そうなったら「国連に提訴」するらしいが、国連はあの体たらく、今回「珍しく」安保理が一部機能した程度に過ぎない。
小田原評定が続いている間に、国民は死んでいく。降りかかる火の粉は「自前で」払いのけるしかないのが21世紀になっても通用する世界の「定説」である。

私が「隠遁?」している多摩地区の国立市では、「無防備宣言」を否決した(産経27面)。「国立市の市民団体『平和都市条例制定をめざす会』(家坂平人代表)が、条例制定の直接請求に必要な有権者の50分の1を越える4362人の署名を集め、6月下旬に直接請求したことを受け、今月12日に市議会に条例案が提出された」そうだが、条例案は「無防備地域への攻撃を禁止したジュネーブ条約追加第1議定書などを根拠に「市内の軍事施設の建設を認めず、住宅以外や商業地域での軍人・軍用物の存在を許さない」と明記。

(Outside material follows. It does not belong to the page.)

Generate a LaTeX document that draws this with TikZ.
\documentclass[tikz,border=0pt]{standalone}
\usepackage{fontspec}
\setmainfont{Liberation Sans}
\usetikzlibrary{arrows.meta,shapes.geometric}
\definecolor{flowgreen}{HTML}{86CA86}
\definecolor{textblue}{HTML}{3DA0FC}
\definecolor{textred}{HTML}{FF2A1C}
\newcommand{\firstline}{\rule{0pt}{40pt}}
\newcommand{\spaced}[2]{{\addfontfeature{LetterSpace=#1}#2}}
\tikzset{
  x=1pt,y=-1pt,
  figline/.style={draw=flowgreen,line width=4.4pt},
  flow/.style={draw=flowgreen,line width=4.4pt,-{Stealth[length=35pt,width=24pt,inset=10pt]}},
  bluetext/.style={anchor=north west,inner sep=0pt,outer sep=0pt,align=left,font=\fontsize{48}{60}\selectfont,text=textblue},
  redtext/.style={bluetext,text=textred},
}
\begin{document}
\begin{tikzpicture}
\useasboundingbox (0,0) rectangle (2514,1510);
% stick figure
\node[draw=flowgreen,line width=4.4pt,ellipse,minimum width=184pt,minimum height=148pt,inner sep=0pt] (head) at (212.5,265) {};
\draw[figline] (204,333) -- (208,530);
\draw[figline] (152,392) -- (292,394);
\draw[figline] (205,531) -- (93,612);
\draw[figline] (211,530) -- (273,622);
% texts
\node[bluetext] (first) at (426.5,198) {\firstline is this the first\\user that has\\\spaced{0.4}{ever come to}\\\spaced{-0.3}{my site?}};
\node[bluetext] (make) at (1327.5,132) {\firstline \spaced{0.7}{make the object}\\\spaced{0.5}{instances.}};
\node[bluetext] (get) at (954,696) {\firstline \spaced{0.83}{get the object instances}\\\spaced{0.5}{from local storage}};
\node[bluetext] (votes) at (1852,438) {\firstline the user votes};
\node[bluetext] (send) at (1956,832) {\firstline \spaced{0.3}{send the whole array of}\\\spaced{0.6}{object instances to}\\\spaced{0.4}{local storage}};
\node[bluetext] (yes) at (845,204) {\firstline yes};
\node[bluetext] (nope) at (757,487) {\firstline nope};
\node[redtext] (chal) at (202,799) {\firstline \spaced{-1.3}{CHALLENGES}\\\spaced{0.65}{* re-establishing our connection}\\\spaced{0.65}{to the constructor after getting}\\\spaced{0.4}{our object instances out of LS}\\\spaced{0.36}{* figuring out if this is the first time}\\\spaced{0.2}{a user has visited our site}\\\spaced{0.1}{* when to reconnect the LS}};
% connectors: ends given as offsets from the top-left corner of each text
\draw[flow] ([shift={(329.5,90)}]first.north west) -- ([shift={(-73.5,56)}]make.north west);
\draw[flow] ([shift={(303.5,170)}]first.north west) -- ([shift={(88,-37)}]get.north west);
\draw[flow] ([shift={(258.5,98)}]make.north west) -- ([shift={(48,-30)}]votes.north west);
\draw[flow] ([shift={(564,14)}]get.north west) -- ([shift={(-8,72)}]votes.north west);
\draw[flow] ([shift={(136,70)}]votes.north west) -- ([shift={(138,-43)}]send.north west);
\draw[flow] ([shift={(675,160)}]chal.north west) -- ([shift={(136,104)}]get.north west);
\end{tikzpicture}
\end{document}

「無防備地域宣言」を行って、市民の生命と財産を守ることを目的としている、ものだと言う。国立市の上原公子市長は「無防備宣言が市民を守る最も有効な道」などと、市長としては異例の賛成意見をつけて提出していた、という。
いまだにこの地方の都市ではこの程度の「認識」だったのかと、その「極楽トンボ」ぶりに開いた口もふさがらないが、そういえば「極楽トンボ」と言う漫才コンビの一人が、少女淫行罪で捕まったという。この種のトンボは「国立市」にも4362匹飛んでいるらしい。

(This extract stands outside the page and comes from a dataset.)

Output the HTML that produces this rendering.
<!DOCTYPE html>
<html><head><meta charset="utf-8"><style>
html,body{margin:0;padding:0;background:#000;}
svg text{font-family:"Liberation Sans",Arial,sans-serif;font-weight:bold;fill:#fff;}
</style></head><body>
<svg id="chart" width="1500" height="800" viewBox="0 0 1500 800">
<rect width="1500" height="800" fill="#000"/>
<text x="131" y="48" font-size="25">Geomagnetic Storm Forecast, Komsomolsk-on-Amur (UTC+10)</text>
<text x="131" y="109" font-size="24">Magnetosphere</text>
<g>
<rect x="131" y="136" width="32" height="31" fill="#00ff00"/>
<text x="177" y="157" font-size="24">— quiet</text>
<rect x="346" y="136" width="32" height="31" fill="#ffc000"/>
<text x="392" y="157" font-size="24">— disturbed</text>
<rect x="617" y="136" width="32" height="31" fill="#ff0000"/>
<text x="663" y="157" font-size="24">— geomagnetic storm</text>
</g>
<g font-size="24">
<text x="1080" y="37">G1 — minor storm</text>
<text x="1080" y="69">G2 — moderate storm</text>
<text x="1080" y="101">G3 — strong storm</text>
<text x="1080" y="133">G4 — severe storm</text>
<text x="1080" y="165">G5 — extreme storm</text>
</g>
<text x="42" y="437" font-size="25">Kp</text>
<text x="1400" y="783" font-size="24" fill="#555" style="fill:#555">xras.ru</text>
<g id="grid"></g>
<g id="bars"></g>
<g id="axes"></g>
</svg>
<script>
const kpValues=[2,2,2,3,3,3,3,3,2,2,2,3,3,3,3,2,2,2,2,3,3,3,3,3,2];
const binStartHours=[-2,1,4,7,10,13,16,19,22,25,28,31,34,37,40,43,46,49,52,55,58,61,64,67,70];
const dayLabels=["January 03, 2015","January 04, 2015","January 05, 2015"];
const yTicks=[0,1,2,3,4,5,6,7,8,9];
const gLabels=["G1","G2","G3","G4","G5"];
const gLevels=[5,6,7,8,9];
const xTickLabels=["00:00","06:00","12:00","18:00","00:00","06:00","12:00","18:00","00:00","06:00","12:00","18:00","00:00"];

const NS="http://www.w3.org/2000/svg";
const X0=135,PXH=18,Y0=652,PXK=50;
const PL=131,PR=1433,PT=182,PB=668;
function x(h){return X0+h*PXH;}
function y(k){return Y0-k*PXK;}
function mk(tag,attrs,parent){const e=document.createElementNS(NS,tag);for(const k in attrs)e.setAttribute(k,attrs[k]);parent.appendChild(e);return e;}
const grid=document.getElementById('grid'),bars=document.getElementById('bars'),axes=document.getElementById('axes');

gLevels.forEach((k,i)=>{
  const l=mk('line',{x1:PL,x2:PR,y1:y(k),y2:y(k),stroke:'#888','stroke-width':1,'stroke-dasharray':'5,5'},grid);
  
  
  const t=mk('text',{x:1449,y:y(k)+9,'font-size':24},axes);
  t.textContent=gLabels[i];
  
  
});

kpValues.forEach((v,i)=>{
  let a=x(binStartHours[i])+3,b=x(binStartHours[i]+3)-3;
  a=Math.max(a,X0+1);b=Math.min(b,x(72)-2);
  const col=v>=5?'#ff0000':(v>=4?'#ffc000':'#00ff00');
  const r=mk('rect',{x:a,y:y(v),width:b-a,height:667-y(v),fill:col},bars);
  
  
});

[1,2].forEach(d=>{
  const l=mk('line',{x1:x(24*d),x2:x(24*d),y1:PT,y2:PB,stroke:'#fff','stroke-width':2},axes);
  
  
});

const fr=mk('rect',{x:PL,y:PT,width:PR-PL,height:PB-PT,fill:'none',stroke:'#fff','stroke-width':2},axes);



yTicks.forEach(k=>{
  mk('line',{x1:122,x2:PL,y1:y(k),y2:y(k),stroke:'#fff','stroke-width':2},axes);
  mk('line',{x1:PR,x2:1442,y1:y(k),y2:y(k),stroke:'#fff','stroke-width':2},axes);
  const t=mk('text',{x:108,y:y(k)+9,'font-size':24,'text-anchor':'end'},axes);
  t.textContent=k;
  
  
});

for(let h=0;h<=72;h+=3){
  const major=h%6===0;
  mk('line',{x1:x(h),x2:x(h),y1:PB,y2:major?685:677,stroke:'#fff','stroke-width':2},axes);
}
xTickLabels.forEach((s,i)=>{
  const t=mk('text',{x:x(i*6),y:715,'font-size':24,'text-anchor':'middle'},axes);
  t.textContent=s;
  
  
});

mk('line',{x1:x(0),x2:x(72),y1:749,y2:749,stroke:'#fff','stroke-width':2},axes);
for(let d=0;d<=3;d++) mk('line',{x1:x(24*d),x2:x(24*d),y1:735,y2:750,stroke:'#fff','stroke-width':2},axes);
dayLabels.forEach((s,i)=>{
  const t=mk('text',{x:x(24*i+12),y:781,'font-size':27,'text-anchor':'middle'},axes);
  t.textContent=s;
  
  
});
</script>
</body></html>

私は元自衛官だから、軍人だと言いきれるかどうかわからないが、もしこの条例が通っていたら、国立市には住めなかったのか知らん・・・これは体のいい『差別宣言』ではないのか?『貴様ら、何様だと思っているのか!』などと、下品な言葉は絶対に言わないが、「まじめな振りしてやっていることがピンとはずれだ。ほかにやることはないのか!」とは言っても構わないだろう。

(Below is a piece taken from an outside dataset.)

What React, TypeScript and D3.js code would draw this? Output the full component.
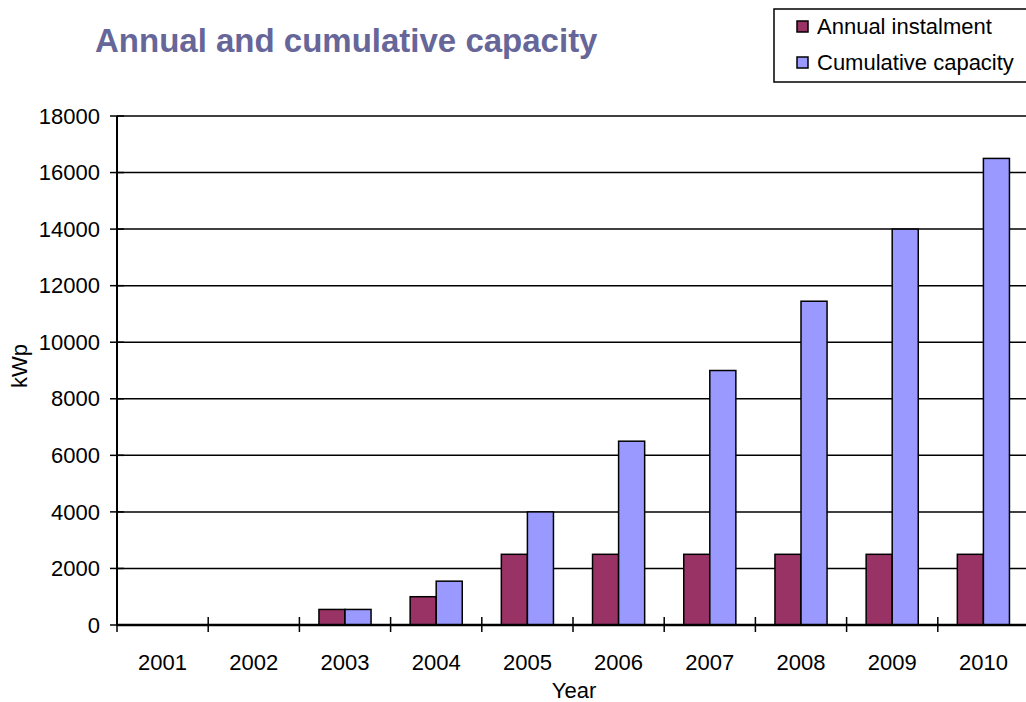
import { useEffect, useRef } from 'react';
import * as d3 from 'd3';

const years = ['2001', '2002', '2003', '2004', '2005', '2006', '2007', '2008', '2009', '2010'];
const annualInstalment = [0, 0, 550, 1000, 2500, 2500, 2500, 2500, 2500, 2500];
const cumulativeCapacity = [0, 0, 550, 1550, 4000, 6500, 9000, 11450, 14000, 16500];
const yTicks = [0, 2000, 4000, 6000, 8000, 10000, 12000, 14000, 16000, 18000];

export default function App() {
  const svgRef = useRef<SVGSVGElement>(null);

  useEffect(() => {
    if (!svgRef.current) return;
    document.body.style.margin = '0';

    const svg = d3.select(svgRef.current);
    svg.selectAll('*').remove();

    const width = 1026;
    const height = 702;
    const margin = { top: 116, right: -3, bottom: 77, left: 117 };
    const font = '"Liberation Sans", Arial, sans-serif';
    const fontSize = '22px';

    svg.attr('width', width).attr('height', height).style('overflow', 'hidden');

    const chartWidth = width - margin.left - margin.right;
    const chartHeight = height - margin.top - margin.bottom;

    const g = svg.append('g')
      .attr('transform', `translate(${margin.left},${margin.top})`);

    // Scales
    const x0 = d3.scaleBand().domain(years).range([0, chartWidth]).paddingInner(0).paddingOuter(0);
    const x1 = d3.scaleBand().domain(['annual', 'cumulative']).range([0, x0.bandwidth()])
      .paddingOuter(0.75).paddingInner(0);
    const y = d3.scaleLinear().domain([0, 18000]).range([chartHeight, 0]);

    // Grid lines
    g.append('g')
      .selectAll('line')
      .data(yTicks.filter(t => t > 0))
      .enter()
      .append('line')
      .attr('x1', 0)
      .attr('x2', chartWidth)
      .attr('y1', d => y(d))
      .attr('y2', d => y(d))
      .attr('stroke', '#000')
      .attr('stroke-width', 1.5);

    // Bars
    const series = [
      { key: 'annual', label: 'Annual instalment', values: annualInstalment, color: '#993366' },
      { key: 'cumulative', label: 'Cumulative capacity', values: cumulativeCapacity, color: '#9999ff' },
    ];
    series.forEach(s => {
      g.selectAll(`.bar-${s.key}`)
        .data(years.filter((_, i) => s.values[i] > 0))
        .enter()
        .append('rect')
        .attr('x', d => (x0(d) as number) + (x1(s.key) as number))
        .attr('y', d => y(s.values[years.indexOf(d)]))
        .attr('width', x1.bandwidth())
        .attr('height', d => chartHeight - y(s.values[years.indexOf(d)]))
        .attr('fill', s.color)
        .attr('stroke', '#000')
        .attr('stroke-width', 1.5);
    });

    // Y axis
    const yAxis = g.append('g');
    yAxis.append('line')
      .attr('x1', 0).attr('x2', 0)
      .attr('y1', 0).attr('y2', chartHeight)
      .attr('stroke', '#000').attr('stroke-width', 2);
    yAxis.selectAll('.ytick')
      .data(yTicks)
      .enter()
      .append('line')
      .attr('x1', -7).attr('x2', 7)
      .attr('y1', d => y(d)).attr('y2', d => y(d))
      .attr('stroke', '#000').attr('stroke-width', 1.5);
    yAxis.selectAll('.ylabel')
      .data(yTicks)
      .enter()
      .append('text')
      .attr('x', -17)
      .attr('y', d => y(d))
      .attr('dy', '0.35em')
      .attr('text-anchor', 'end')
      .style('font-family', font)
      .style('font-size', fontSize)
      .text(d => String(d));

    // X axis
    const xAxis = g.append('g').attr('transform', `translate(0,${chartHeight})`);
    xAxis.append('line')
      .attr('x1', 0).attr('x2', chartWidth)
      .attr('stroke', '#000').attr('stroke-width', 2.5);
    xAxis.selectAll('.xtick')
      .data(years)
      .enter()
      .append('line')
      .attr('x1', d => x0(d) as number).attr('x2', d => x0(d) as number)
      .attr('y1', -8).attr('y2', 7)
      .attr('stroke', '#000').attr('stroke-width', 1.5);
    xAxis.selectAll('.xlabel')
      .data(years)
      .enter()
      .append('text')
      .attr('x', d => (x0(d) as number) + x0.bandwidth() / 2)
      .attr('y', 45)
      .attr('text-anchor', 'middle')
      .style('font-family', font)
      .style('font-size', fontSize)
      .text(d => d);

    // Axis titles
    svg.append('text')
      .attr('x', 574)
      .attr('y', 698)
      .attr('text-anchor', 'middle')
      .style('font-family', font)
      .style('font-size', fontSize)
      .text('Year');

    svg.append('text')
      .attr('transform', 'translate(27,366) rotate(-90)')
      .attr('text-anchor', 'middle')
      .style('font-family', font)
      .style('font-size', fontSize)
      .text('kWp');

    // Title
    svg.append('text')
      .attr('x', 95)
      .attr('y', 52)
      .style('font-family', font)
      .style('font-size', '33px')
      .style('font-weight', '700')
      .attr('fill', '#666699')
      .text('Annual and cumulative capacity');

    // Legend
    const legend = svg.append('g');
    legend.append('rect')
      .attr('x', 774).attr('y', 9)
      .attr('width', 270).attr('height', 73)
      .attr('fill', '#fff')
      .attr('stroke', '#000').attr('stroke-width', 1.5);
    series.forEach((s, i) => {
      const row = legend.append('g').attr('transform', `translate(797, ${21 + i * 36})`);
      row.append('rect')
        .attr('width', 11).attr('height', 11)
        .attr('fill', s.color)
        .attr('stroke', '#000').attr('stroke-width', 1.5);
      row.append('text')
        .attr('x', 20).attr('y', 13)
        .style('font-family', font)
        .style('font-size', fontSize)
        .text(s.label);
    });
  }, []);

  return <svg ref={svgRef} style={{ display: 'block' }} />;
}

 19日の本会議では自民・公明が「空想的な条例。無防備で平和と安全が守れると言うのは性善説」などとして厳しく批判。上原市長とその与党は、「憲法9条」を持ち出して反論、かの共産党でさえも「単なる非武装主義に組することは出来ない」として採決に欠席したらしい。結局賛成少数でこの条例案は否決されたが、市長は「否決は残念だが、平和政策を進める上で弾みになった」と述べたと言うから、どんな弾み?なのか伺いたいものである。きっとイスラエルに飛んで「非武装宣言するように助言」し、ヒズボラを集めて「非武装都市は攻撃していけないとジュネーブ条約に書いてある」と説得される「弾み」になったのだろう。韓国の大統領じゃあるまいに、いい加減に目を覚ませと言いたい。
こんな「輩」が生息しているのが日本国の現状だから、2年半もの過酷な任務に耐えて、サマワから無事帰国することになった陸上自衛隊の隊員たちを、国民がどのように迎えるのか興味がある。
陸自、帰国は日航機(産経30面)」という小さな記事は、第1陣の約200人が迷彩服でJAL機に乗り込み、今日午前に羽田に着くことを報じているが、「約2年半の派遣期間で、約5500人の隊員が日本とクウェートを往復しているが、JALや全日空は、乗員組合が強硬に反対してきたため、外国民間機をチャーターしたり、通常の定期便や政府専用機を利用していた。今回の撤収命令を受けて輸送調整をしたが、5月には中国政府の介入で中国民間機が「ドタキャン」されたため、「国を代表してイラクに赴く隊員に申し訳ない」との意見が自衛隊自民党などにでて、JALへの期待が高まっていた、のだと言う。
この例ひとつとっても、何が「国連中心でものが解決されるのか?」「宣言すれば平和が保てるのか?」明白であろう。
いい歳をして、少しは「現実を見つめよ!」と活を入れてやりたいが、それさえも無駄なような気がした今朝の新聞記事であった。